Data extract:

* * * * *

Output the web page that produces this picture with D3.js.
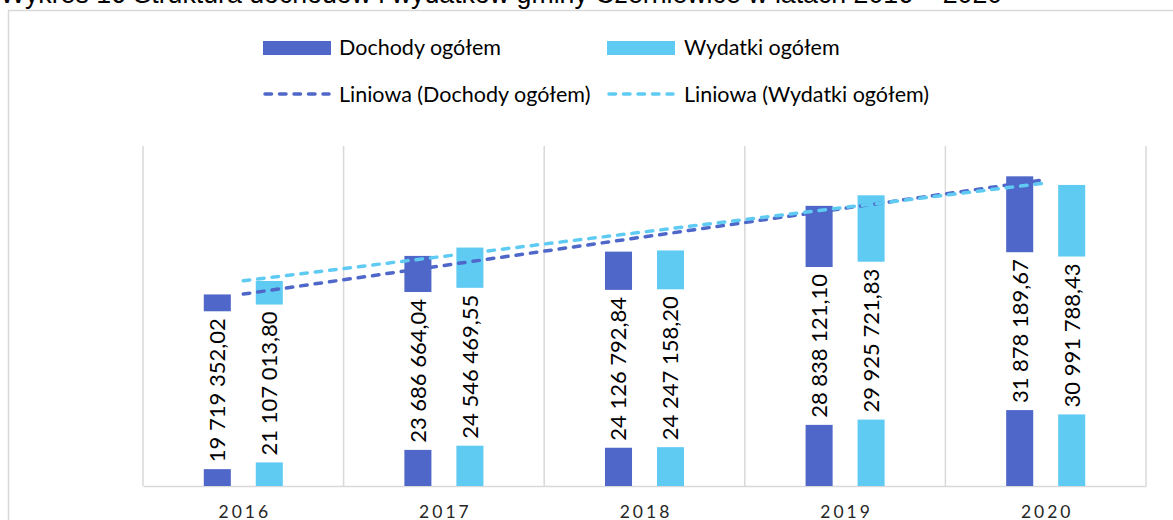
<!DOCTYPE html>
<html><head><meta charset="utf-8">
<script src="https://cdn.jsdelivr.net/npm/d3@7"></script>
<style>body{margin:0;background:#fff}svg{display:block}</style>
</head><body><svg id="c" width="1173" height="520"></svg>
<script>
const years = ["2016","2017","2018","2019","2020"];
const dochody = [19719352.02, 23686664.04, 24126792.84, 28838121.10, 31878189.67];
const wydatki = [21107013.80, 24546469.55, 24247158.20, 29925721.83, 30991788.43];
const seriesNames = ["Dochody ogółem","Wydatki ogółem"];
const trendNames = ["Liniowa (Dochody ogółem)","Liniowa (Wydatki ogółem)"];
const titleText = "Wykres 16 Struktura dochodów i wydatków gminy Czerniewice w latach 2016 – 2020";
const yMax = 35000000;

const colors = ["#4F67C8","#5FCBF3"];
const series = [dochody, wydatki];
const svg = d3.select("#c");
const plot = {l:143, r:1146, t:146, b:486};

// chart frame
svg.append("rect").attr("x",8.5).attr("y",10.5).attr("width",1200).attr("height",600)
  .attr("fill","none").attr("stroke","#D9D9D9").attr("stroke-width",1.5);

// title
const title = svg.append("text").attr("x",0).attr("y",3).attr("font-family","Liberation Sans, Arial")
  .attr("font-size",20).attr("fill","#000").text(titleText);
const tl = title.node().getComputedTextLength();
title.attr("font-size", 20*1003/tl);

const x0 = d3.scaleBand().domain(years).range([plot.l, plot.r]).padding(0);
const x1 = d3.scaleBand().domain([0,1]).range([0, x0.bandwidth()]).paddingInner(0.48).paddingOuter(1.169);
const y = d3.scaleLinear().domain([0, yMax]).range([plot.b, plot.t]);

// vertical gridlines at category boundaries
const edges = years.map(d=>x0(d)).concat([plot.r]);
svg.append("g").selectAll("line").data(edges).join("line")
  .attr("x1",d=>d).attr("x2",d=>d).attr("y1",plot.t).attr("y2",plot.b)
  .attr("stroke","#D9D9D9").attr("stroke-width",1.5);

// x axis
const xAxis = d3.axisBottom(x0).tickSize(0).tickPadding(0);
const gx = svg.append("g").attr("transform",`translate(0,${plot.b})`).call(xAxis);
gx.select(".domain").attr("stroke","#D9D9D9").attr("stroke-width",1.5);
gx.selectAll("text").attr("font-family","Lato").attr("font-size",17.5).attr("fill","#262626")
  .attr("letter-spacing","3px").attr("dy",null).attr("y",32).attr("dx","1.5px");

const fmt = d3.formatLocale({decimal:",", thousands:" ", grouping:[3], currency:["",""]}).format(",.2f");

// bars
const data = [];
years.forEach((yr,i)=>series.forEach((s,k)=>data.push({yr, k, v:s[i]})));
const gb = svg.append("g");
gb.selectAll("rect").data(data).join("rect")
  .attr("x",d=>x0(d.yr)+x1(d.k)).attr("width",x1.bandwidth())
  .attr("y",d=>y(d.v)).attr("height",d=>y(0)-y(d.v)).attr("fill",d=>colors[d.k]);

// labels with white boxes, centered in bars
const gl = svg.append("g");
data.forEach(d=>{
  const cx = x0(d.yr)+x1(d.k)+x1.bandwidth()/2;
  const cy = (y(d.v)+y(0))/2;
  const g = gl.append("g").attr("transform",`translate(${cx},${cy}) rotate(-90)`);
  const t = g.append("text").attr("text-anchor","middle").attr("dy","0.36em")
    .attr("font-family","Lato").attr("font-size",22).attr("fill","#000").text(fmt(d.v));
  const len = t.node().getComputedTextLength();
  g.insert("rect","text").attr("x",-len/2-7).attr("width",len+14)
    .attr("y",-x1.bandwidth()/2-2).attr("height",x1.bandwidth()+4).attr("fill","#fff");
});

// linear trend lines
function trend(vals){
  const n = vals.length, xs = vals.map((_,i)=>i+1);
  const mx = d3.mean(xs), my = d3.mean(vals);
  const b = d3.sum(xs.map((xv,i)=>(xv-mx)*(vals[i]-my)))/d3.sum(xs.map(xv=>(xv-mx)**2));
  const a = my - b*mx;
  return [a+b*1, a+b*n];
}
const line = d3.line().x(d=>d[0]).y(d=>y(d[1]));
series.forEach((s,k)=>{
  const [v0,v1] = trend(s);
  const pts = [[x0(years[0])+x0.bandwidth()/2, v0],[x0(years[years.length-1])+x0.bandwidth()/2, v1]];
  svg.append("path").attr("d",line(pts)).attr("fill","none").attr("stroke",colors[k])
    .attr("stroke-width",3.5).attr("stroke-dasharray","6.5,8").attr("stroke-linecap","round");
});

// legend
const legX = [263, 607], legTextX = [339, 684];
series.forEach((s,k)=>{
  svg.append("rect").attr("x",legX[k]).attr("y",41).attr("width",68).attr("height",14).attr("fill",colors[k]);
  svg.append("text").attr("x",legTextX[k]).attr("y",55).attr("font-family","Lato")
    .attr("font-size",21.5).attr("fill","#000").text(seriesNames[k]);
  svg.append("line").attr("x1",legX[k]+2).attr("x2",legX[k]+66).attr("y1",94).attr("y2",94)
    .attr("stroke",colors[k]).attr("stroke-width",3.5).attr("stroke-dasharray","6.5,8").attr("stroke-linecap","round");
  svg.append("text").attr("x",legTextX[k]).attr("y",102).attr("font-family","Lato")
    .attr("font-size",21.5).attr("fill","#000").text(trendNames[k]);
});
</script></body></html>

* * * * *

Given request: Omit the pictures, then output the rest of the listing exactly.

Expected answer:
Output the web page that produces this picture with D3.js.
<!DOCTYPE html>
<html><head><meta charset="utf-8">
<script src="https://cdn.jsdelivr.net/npm/d3@7"></script>
<style>body{margin:0;background:#fff}svg{display:block}</style>
</head><body><svg id="c" width="1173" height="520"></svg>
<script>
const years = ["2016","2017","2018","2019","2020"];
const dochody = [19719352.02, 23686664.04, 24126792.84, 28838121.10, 31878189.67];
const wydatki = [21107013.80, 24546469.55, 24247158.20, 29925721.83, 30991788.43];
const seriesNames = ["Dochody ogółem","Wydatki ogółem"];
const trendNames = ["Liniowa (Dochody ogółem)","Liniowa (Wydatki ogółem)"];
const titleText = "Wykres 16 Struktura dochodów i wydatków gminy Czerniewice w latach 2016 – 2020";
const yMax = 35000000;

const colors = ["#4F67C8","#5FCBF3"];
const series = [dochody, wydatki];
const svg = d3.select("#c");
const plot = {l:143, r:1146, t:146, b:486};

// chart frame
svg.append("rect").attr("x",8.5).attr("y",10.5).attr("width",1200).attr("height",600)
  .attr("fill","none").attr("stroke","#D9D9D9").attr("stroke-width",1.5);

// title
const title = svg.append("text").attr("x",0).attr("y",3).attr("font-family","Liberation Sans, Arial")
  .attr("font-size",20).attr("fill","#000").text(titleText);
const tl = title.node().getComputedTextLength();
title.attr("font-size", 20*1003/tl);

const x0 = d3.scaleBand().domain(years).range([plot.l, plot.r]).padding(0);
const x1 = d3.scaleBand().domain([0,1]).range([0, x0.bandwidth()]).paddingInner(0.48).paddingOuter(1.169);
const y = d3.scaleLinear().domain([0, yMax]).range([plot.b, plot.t]);

// vertical gridlines at category boundaries
const edges = years.map(d=>x0(d)).concat([plot.r]);
svg.append("g").selectAll("line").data(edges).join("line")
  .attr("x1",d=>d).attr("x2",d=>d).attr("y1",plot.t).attr("y2",plot.b)
  .attr("stroke","#D9D9D9").attr("stroke-width",1.5);

// x axis
const xAxis = d3.axisBottom(x0).tickSize(0).tickPadding(0);
const gx = svg.append("g").attr("transform",`translate(0,${plot.b})`).call(xAxis);
gx.select(".domain").attr("stroke","#D9D9D9").attr("stroke-width",1.5);
gx.selectAll("text").attr("font-family","Lato").attr("font-size",17.5).attr("fill","#262626")
  .attr("letter-spacing","3px").attr("dy",null).attr("y",32).attr("dx","1.5px");

const fmt = d3.formatLocale({decimal:",", thousands:" ", grouping:[3], currency:["",""]}).format(",.2f");

// bars
const data = [];
years.forEach((yr,i)=>series.forEach((s,k)=>data.push({yr, k, v:s[i]})));
const gb = svg.append("g");
gb.selectAll("rect").data(data).join("rect")
  .attr("x",d=>x0(d.yr)+x1(d.k)).attr("width",x1.bandwidth())
  .attr("y",d=>y(d.v)).attr("height",d=>y(0)-y(d.v)).attr("fill",d=>colors[d.k]);

// labels with white boxes, centered in bars
const gl = svg.append("g");
data.forEach(d=>{
  const cx = x0(d.yr)+x1(d.k)+x1.bandwidth()/2;
  const cy = (y(d.v)+y(0))/2;
  const g = gl.append("g").attr("transform",`translate(${cx},${cy}) rotate(-90)`);
  const t = g.append("text").attr("text-anchor","middle").attr("dy","0.36em")
    .attr("font-family","Lato").attr("font-size",22).attr("fill","#000").text(fmt(d.v));
  const len = t.node().getComputedTextLength();
  g.insert("rect","text").attr("x",-len/2-7).attr("width",len+14)
    .attr("y",-x1.bandwidth()/2-2).attr("height",x1.bandwidth()+4).attr("fill","#fff");
});

// linear trend lines
function trend(vals){
  const n = vals.length, xs = vals.map((_,i)=>i+1);
  const mx = d3.mean(xs), my = d3.mean(vals);
  const b = d3.sum(xs.map((xv,i)=>(xv-mx)*(vals[i]-my)))/d3.sum(xs.map(xv=>(xv-mx)**2));
  const a = my - b*mx;
  return [a+b*1, a+b*n];
}
const line = d3.line().x(d=>d[0]).y(d=>y(d[1]));
series.forEach((s,k)=>{
  const [v0,v1] = trend(s);
  const pts = [[x0(years[0])+x0.bandwidth()/2, v0],[x0(years[years.length-1])+x0.bandwidth()/2, v1]];
  svg.append("path").attr("d",line(pts)).attr("fill","none").attr("stroke",colors[k])
    .attr("stroke-width",3.5).attr("stroke-dasharray","6.5,8").attr("stroke-linecap","round");
});

// legend
const legX = [263, 607], legTextX = [339, 684];
series.forEach((s,k)=>{
  svg.append("rect").attr("x",legX[k]).attr("y",41).attr("width",68).attr("height",14).attr("fill",colors[k]);
  svg.append("text").attr("x",legTextX[k]).attr("y",55).attr("font-family","Lato")
    .attr("font-size",21.5).attr("fill","#000").text(seriesNames[k]);
  svg.append("line").attr("x1",legX[k]+2).attr("x2",legX[k]+66).attr("y1",94).attr("y2",94)
    .attr("stroke",colors[k]).attr("stroke-width",3.5).attr("stroke-dasharray","6.5,8").attr("stroke-linecap","round");
  svg.append("text").attr("x",legTextX[k]).attr("y",102).attr("font-family","Lato")
    .attr("font-size",21.5).attr("fill","#000").text(trendNames[k]);
});
</script></body></html>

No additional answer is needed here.